I take them very seriously. I suspect there was a lot more going on with the Contactees than meets (met?) the eye.
Colin Bennett’s book Looking for Orthon is a good book to read about George Adamski in particular, and the flying saucer Contactees American culture vibe of the times.
Nick Redfern, in his blog entry Blasts from the Past, on UFO Mystic writes:
Is all this harking back to the days of yesteryear mere coincidence or are the dastardly Greasy about to go belly-up? Surely this evolutionary decline they’re supposedly on has been going on for far too long now. Are they about to give way to their long-haired, blonde ancestors and their absurdly shiny saucers?
Interesting observation and question! Maybe something is about to turn . . .
Nick points to Ed Komarek’s
The 1950s Contactees Movement Revisited, (Part 2) which is very interesting. Komarek is into the exopolitics aspect (his blog is Exopolitics: The Study of the Politics of Extraterrestrial Contact ) of UFOs; I’m not sure I agree completely with him on some things but that’s beside the point.

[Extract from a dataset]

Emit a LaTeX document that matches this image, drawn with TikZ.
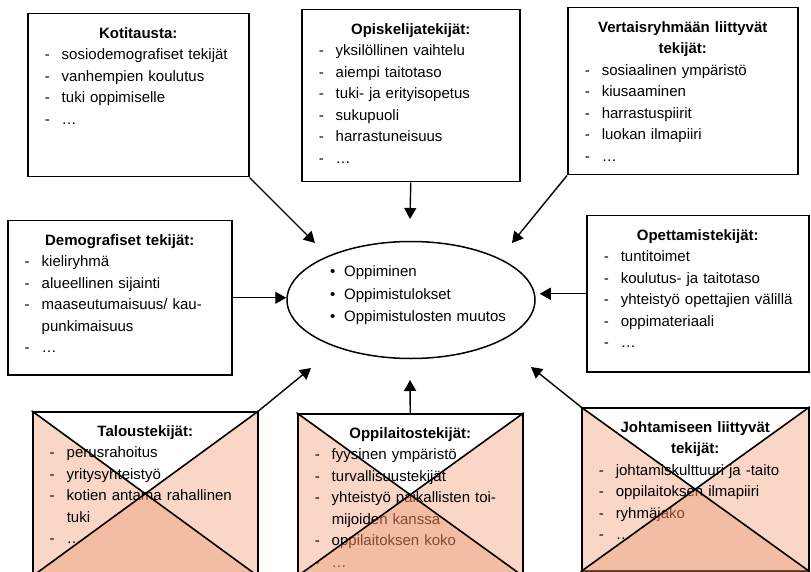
\documentclass[tikz,border=0pt]{standalone}
\usepackage{fontspec}
\setmainfont{Liberation Sans}
\usetikzlibrary{arrows.meta,positioning,shapes.geometric}
\pgfdeclarelayer{bg}
\pgfsetlayers{bg,main}
\definecolor{peachlt}{HTML}{F9D6C5}
\definecolor{peachdk}{HTML}{EA8757}
\newcommand{\boxhead}[1]{{\centering\noindent\strut\bfseries #1\par}}
\newcommand{\boxitem}[1]{\par\noindent\hangindent=34pt\hangafter=1\hspace*{17pt}\makebox[17pt][l]{-}#1}

\begin{document}
\begin{tikzpicture}[x=1pt,y=-1pt,
  box/.style={draw,line width=1.5pt,inner sep=0pt,anchor=north west},
  txt/.style={inner sep=0pt,anchor=north,align=left,font=\fontsize{15}{21.5}\selectfont},
  ell/.style={draw,ellipse,line width=1.5pt,minimum width=248pt,minimum height=117pt,inner sep=0pt},
  arr/.style={-{Triangle[length=11pt,width=12pt]},line width=1.4pt},
  cross/.style={line width=1.6pt,line cap=round}]
\useasboundingbox (0,0) rectangle (811,572);

% centre
\node[ell] (learn) at (411,300) {};
\node[inner sep=0pt,anchor=north west,align=left,text width=190pt,font=\fontsize{15}{22.5}\selectfont] (learnt) at (330,261)
  {\strut\makebox[14pt][l]{\textbullet}Oppiminen\\
   \makebox[14pt][l]{\textbullet}Oppimistulokset\\
   \makebox[14pt][l]{\textbullet}Oppimistulosten muutos};

% upper boxes
\node[box,minimum width=221pt,minimum height=163pt] (koti) at (27,13) {};
\node[txt,text width=221pt] (kotit) at ([yshift=-10pt]koti.north)
  {\boxhead{Kotitausta:}\boxitem{sosiodemografiset tekijät}\boxitem{vanhempien koulutus}\boxitem{tuki oppimiselle}\boxitem{\dots}};
\node[box,minimum width=218pt,minimum height=172pt] (opis) at (301,9) {};
\node[txt,text width=218pt] (opist) at ([yshift=-10pt]opis.north)
  {\boxhead{Opiskelijatekijät:}\boxitem{yksilöllinen vaihtelu}\boxitem{aiempi taitotaso}\boxitem{tuki- ja erityisopetus}\boxitem{sukupuoli}\boxitem{harrastuneisuus}\boxitem{\dots}};
\node[box,minimum width=230pt,minimum height=167pt] (vert) at (567,7) {};
\node[txt,text width=230pt] (vertt) at ([yshift=-10pt]vert.north)
  {\boxhead{Vertaisryhmään liittyvät}\boxhead{tekijät:}\boxitem{sosiaalinen ympäristö}\boxitem{kiusaaminen}\boxitem{harrastuspiirit}\boxitem{luokan ilmapiiri}\boxitem{\dots}};

% middle boxes
\node[box,minimum width=224pt,minimum height=154pt] (demo) at (7,220) {};
\node[txt,text width=224pt] (demot) at ([yshift=-10pt]demo.north)
  {\boxhead{Demografiset tekijät:}\boxitem{kieliryhmä}\boxitem{alueellinen sijainti}\boxitem{maaseutumaisuus/ kau-\newline punkimaisuus}\boxitem{\dots}};
\node[box,minimum width=222pt,minimum height=156pt] (opet) at (586,215) {};
\node[txt,text width=222pt] (opett) at ([yshift=-10pt]opet.north)
  {\boxhead{Opettamistekijät:}\boxitem{tuntitoimet}\boxitem{koulutus- ja taitotaso}\boxitem{yhteistyö opettajien välillä}\boxitem{oppimateriaali}\boxitem{\dots}};

% lower boxes (crossed out)
\node[box,minimum width=225pt,minimum height=164pt] (talo) at (32,411) {};
\node[txt,text width=225pt] (talot) at ([yshift=-10pt]talo.north)
  {\boxhead{Taloustekijät:}\boxitem{perusrahoitus}\boxitem{yritysyhteistyö}\boxitem{kotien antama rahallinen\newline tuki}\boxitem{\dots}};
\node[box,minimum width=225pt,minimum height=162pt] (oppil) at (297,413) {};
\node[txt,text width=225pt] (oppilt) at ([yshift=-10pt]oppil.north)
  {\boxhead{Oppilaitostekijät:}\boxitem{fyysinen ympäristö}\boxitem{turvallisuustekijät}\boxitem{yhteistyö paikallisten toi-\newline mijoiden kanssa}\boxitem{oppilaitoksen koko}\boxitem{\dots}};
\node[box,minimum width=227pt,minimum height=163pt] (joht) at (581,407) {};
\node[txt,text width=227pt] (johtt) at ([yshift=-10pt]joht.north)
  {\boxhead{Johtamiseen liittyvät}\boxhead{tekijät:}\boxitem{johtamiskulttuuri ja -taito}\boxitem{oppilaitoksen ilmapiiri}\boxitem{ryhmäjako}\boxitem{\dots}};

\begin{pgfonlayer}{bg}
\foreach \b in {talo,oppil,joht}{
  \fill[peachlt] (\b.north west) -- (\b.center) -- (\b.south west) -- cycle;
  \fill[peachlt] (\b.north east) -- (\b.center) -- (\b.south east) -- cycle;
}
\end{pgfonlayer}
\foreach \b in {talo,oppil,joht}{
  \fill[peachdk,fill opacity=.55] (\b.south west) -- (\b.center) -- (\b.south east) -- cycle;
  \draw[cross] (\b.north west) -- (\b.south east) (\b.north east) -- (\b.south west);
}

% arrows
\coordinate (kotitip) at (315,243);
\coordinate (opistip) at (410,219);
\coordinate (verttip) at (512,243);
\coordinate (talotip) at (311,368);
\coordinate (oppiltip) at (410,380);
\coordinate (johttip) at (531,367);
\draw[arr] (koti.south east) -- (kotitip);
\draw[arr] (opis.south) -- (opistip);
\draw[arr] (vert.south west) -- (verttip);
\draw[arr] (demo.east) -- (demo.east -| learn.west);
\draw[arr] (opet.west) -- ([xshift=4pt]opet.west -| learn.east);
\draw[arr] (talo.north east) -- (talotip);
\draw[arr] (oppil.north) -- (oppiltip);
\draw[arr] (joht.north west) -- (johttip);
\end{tikzpicture}
\end{document}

I agree with Komarek and others about one thing though: it’s important for anyone interested in the UFOs of today to take a look back at the UFOs past. It’s folklore (not to be misused or synonymous with “falsehoods”) and history, and we’d miss out on a lot by forgetting about these past events. And we might miss out on what’s right in front of us, if we’re unaware of went before.